According to Mr. Buchanan, these immigrants “seek community in their separate subdivisions,” and because of this, “Americans no longer share the old ties of history, heritage, faith, language, tradition, culture, music, myth or morality….”

It is extremely incredulous that someone who once ran for the President of the United States, knows so little about American history.

So the following is a refresher course for Mr. Buchanan who seems to think that closing our borders is the best policy for America:

Those you refer to as immigrants are the ones that built transcontinental railroads, tended to Hawaiian sugarcane plantations, and worked on Californian farmlands.

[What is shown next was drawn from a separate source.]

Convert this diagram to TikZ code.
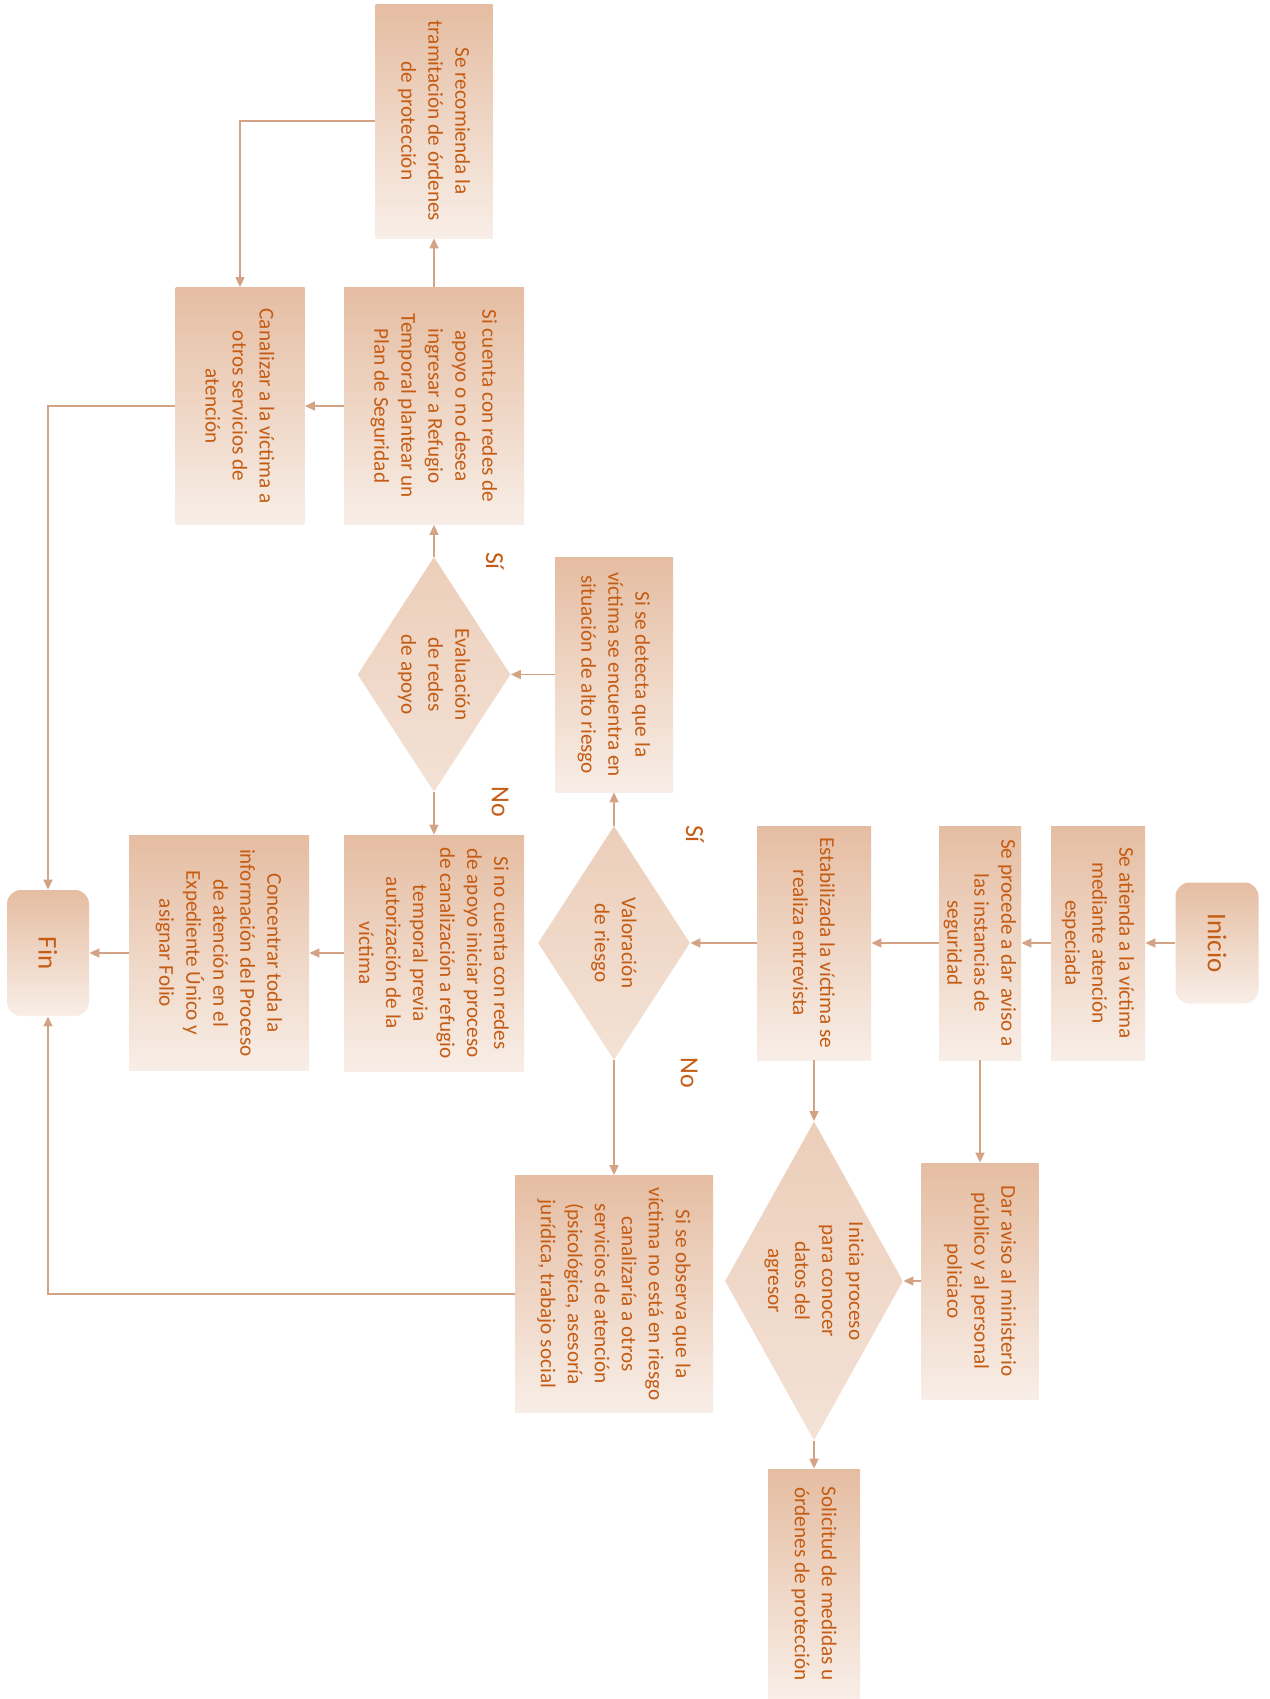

Those you refer to as strangers canned fish in Alaska, picked cotton in Louisiana and grew tobacco in Virginia.

Those you refer to as aliens fought (and died) in the American Revolution, the Civil War, the Spanish American War, World War I, World War II, Korean War, Vietnam War, Dessert Storm, and Iraqi Freedom.  (Many were denied U.S. citizenship even as they gave their life to this country.)

As for those that “seek community in their separate subdivisions,” many of these subdivisions were created because “the national community” as you put it, lynched African Americans in the South, rounded up Japanese Americans into internment camps, and forced Chinese Americans into zoned areas.

Are these egregious acts not, as you say, an invasion against those who have already lived here?

Are non-White Americans held to a different standard just because we have fat folds in our eyelids, speak Spanish, pray to Allah, or listen to hip-hop?

With the case of Seung Hui Cho, let’s make one thing clear: having been in the United States since he was 8, (which makes that 15 out of 23 years of existence), Cho was less an immigrant and more an Americanized individual.

Cho’s violence mimicked those of cowboy westerns, where gun-slinging characters portrayed by John Wayne, Charles Bronson and Clint Eastwood went on shooting rampages. He went through legal means of purchasing weapons for his heinous acts, means that were protected by an Amendment in the Constitution.  

While in no way am I condoning the atrocious acts of a mentally ill person, I do have to stress that our mainstream media does not need to highlight the fact that he was not a U.S. citizen.

A person’s status is simply not in the equation of those who are disturbed enough to kill.

If that were the case, how would you explain Timothy McVeigh, a decorated Army veteran who was born and raised in New York? Or Terry Nichols, the FBI official who helped McVeigh plot the terrorist act in Oklahoma?

Let’s not forget that it was these U.S. citizens who were behind the second deadliest act of domestic terrorism in history, killing 168 people including 19 babies.

Let’s not forget about Chicago-born Ted Kaczynski who was behind a 20-plus year terror spree, sending bombs in the mail that killed three and wounded 23.

Let’s not forget about Florida native Eric Robert Rudolph, the Olympic Park bomber that planted bombs all over the South, killing three and wounding 111 others.

Again. A person’s status is simply not in the equation of those who are disturbed enough to kill.

But we’re not here to talk about terrorists.

We’re here to talk about immigration.

We’re here to talk about what you coined “the dark side of diversity,” the so-called “invasion” the majority is “opposed to”. Is that majority opposed to people who come here, taking on backbreaking labor for less pay, people who contribute to the economic viability of this nation while being denied access to create their own American dream?

Are we as a nation supposed to turn our backs on the Statue of Liberty's credo and forget that the very identity of America is that of an immigrant nation? Should we all forget that many of those “huddled masses yearning to breathe free” were our own ancestors looking for better opportunities?   

So for you Mr. Buchanan to say, that “Americans no longer share the old ties,” is misleading at the very least.

There’s no denying this one fact: with the exception of the indigenous natives, we are all a bunch of immigrants.

That is our history. That is our heritage. That is our culture.